Skip all pictures, then copy the lines from the start of the data through the line with "(orderitem) at (766.5,470)", keeping both ends.

▼▼▼

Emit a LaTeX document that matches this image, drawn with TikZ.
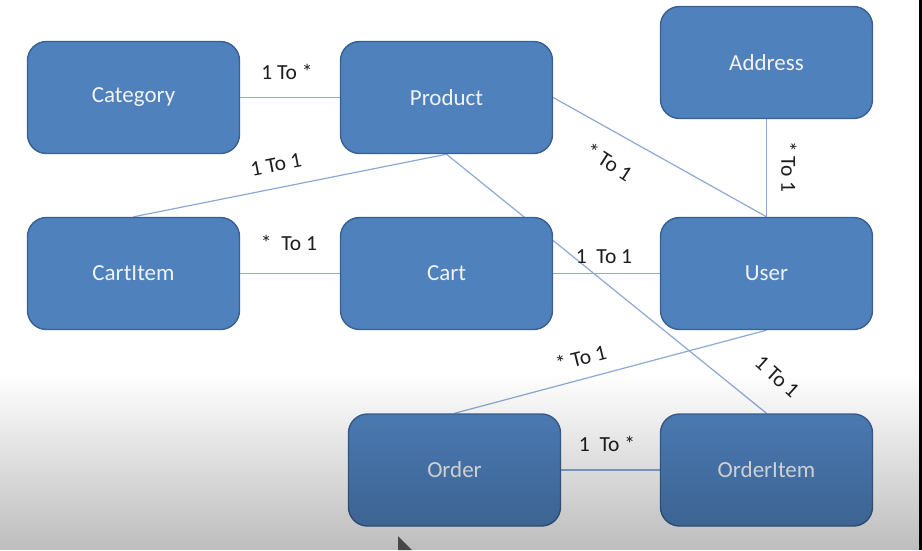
\documentclass[tikz,border=0pt]{standalone}
\usepackage{fontspec}
\setmainfont{Carlito}
\usetikzlibrary{fadings}

% darkening towards the bottom edge
\tikzfading[name=darkdown, top color=transparent!100, bottom color=transparent!0]

\pgfdeclarelayer{bg}
\pgfdeclarelayer{edges}
\pgfdeclarelayer{fg}
\pgfsetlayers{bg,edges,main,fg}

\definecolor{boxfill}{HTML}{4F81BD}
\definecolor{boxline}{HTML}{3A6092}
\definecolor{linkcol}{HTML}{8DA9D4}
\definecolor{labcol}{HTML}{1E1E1E}

\begin{document}
\begin{tikzpicture}[x=1pt,y=-1pt,
  entity/.style={draw=boxline, line width=1.4pt, fill=boxfill, rounded corners=19pt,
    minimum width=212pt, minimum height=112pt, inner sep=0pt,
    text=white!95!black, font=\fontsize{23}{27}\selectfont},
  link/.style={draw=linkcol, line width=1.2pt},
  card/.style={text=labcol, inner sep=1pt, font=\fontsize{21.5}{25}\selectfont}]

\useasboundingbox (0,0) rectangle (922,550);
\begin{pgfonlayer}{bg}
  \fill[white] (0,0) rectangle (922,550);
\end{pgfonlayer}

% entities
\node[entity] (category)  at (133.5,97.5)  {Category};
\node[entity] (product)   at (446.5,97.5)  {Product};
\node[entity] (address)   at (766.5,62.5)  {Address};
\node[entity] (cartitem)  at (133.5,273.5) {CartItem};
\node[entity] (cart)      at (446.5,273.5) {Cart};
\node[entity] (user)      at (766.5,273.5) {User};
\node[entity] (order)     at (454.5,470)   {Order};
\node[entity] (orderitem) at (766.5,470)   {OrderItem};

% relations
\begin{pgfonlayer}{edges}
  \draw[link] (category) -- (product);
  \draw[link] (product.south) -- (cartitem.north);
  \draw[link] (product.east) -- (user.north);
  \draw[link] (address) -- (user);
  \draw[link] (cartitem) -- (cart);
  \draw[link] (cart) -- (user);
  \draw[link] (product.south) -- (orderitem.north);
  \draw[link] (user.south) -- (order.north);
  \draw[link] (order) -- (orderitem);
\end{pgfonlayer}

% cardinalities
\node[card] (c1) at (287,72)               {1 To *};
\node[card, rotate=11] (c2) at (276,165)   {1 To 1};
\node[card, rotate=-33] (c3) at (609,162)  {* To 1};
\node[card, rotate=-90] (c4) at (789,167)  {* To 1};
\node[card] (c5) at (289,243)              {*\ \ To 1};
\node[card] (c6) at (604,257)              {1\ \ To 1};
\node[card, rotate=14] (c7) at (581,358)   {* To 1};
\node[card, rotate=-42] (c8) at (777,377)  {1 To 1};
\node[card] (c9) at (607,444)              {1\ \ To *};

\begin{pgfonlayer}{fg}
  \fill[black, opacity=0.26, path fading=darkdown] (0,373) rectangle (922,550);
  \fill[black] (919,0) rectangle (922,550);
  \fill[black!72] (398,536) -- (398,550) -- (412,550) -- cycle;
\end{pgfonlayer}
\end{tikzpicture}
\end{document}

▲▲▲

* [Result for this exercise]
Emit a LaTeX document that matches this image, drawn with TikZ.
\documentclass[tikz,border=0pt]{standalone}
\usepackage{fontspec}
\setmainfont{Carlito}
\usetikzlibrary{fadings}

% darkening towards the bottom edge
\tikzfading[name=darkdown, top color=transparent!100, bottom color=transparent!0]

\pgfdeclarelayer{bg}
\pgfdeclarelayer{edges}
\pgfdeclarelayer{fg}
\pgfsetlayers{bg,edges,main,fg}

\definecolor{boxfill}{HTML}{4F81BD}
\definecolor{boxline}{HTML}{3A6092}
\definecolor{linkcol}{HTML}{8DA9D4}
\definecolor{labcol}{HTML}{1E1E1E}

\begin{document}
\begin{tikzpicture}[x=1pt,y=-1pt,
  entity/.style={draw=boxline, line width=1.4pt, fill=boxfill, rounded corners=19pt,
    minimum width=212pt, minimum height=112pt, inner sep=0pt,
    text=white!95!black, font=\fontsize{23}{27}\selectfont},
  link/.style={draw=linkcol, line width=1.2pt},
  card/.style={text=labcol, inner sep=1pt, font=\fontsize{21.5}{25}\selectfont}]

\useasboundingbox (0,0) rectangle (922,550);
\begin{pgfonlayer}{bg}
  \fill[white] (0,0) rectangle (922,550);
\end{pgfonlayer}

% entities
\node[entity] (category)  at (133.5,97.5)  {Category};
\node[entity] (product)   at (446.5,97.5)  {Product};
\node[entity] (address)   at (766.5,62.5)  {Address};
\node[entity] (cartitem)  at (133.5,273.5) {CartItem};
\node[entity] (cart)      at (446.5,273.5) {Cart};
\node[entity] (user)      at (766.5,273.5) {User};
\node[entity] (order)     at (454.5,470)   {Order};
\node[entity] (orderitem) at (766.5,470)   {OrderItem};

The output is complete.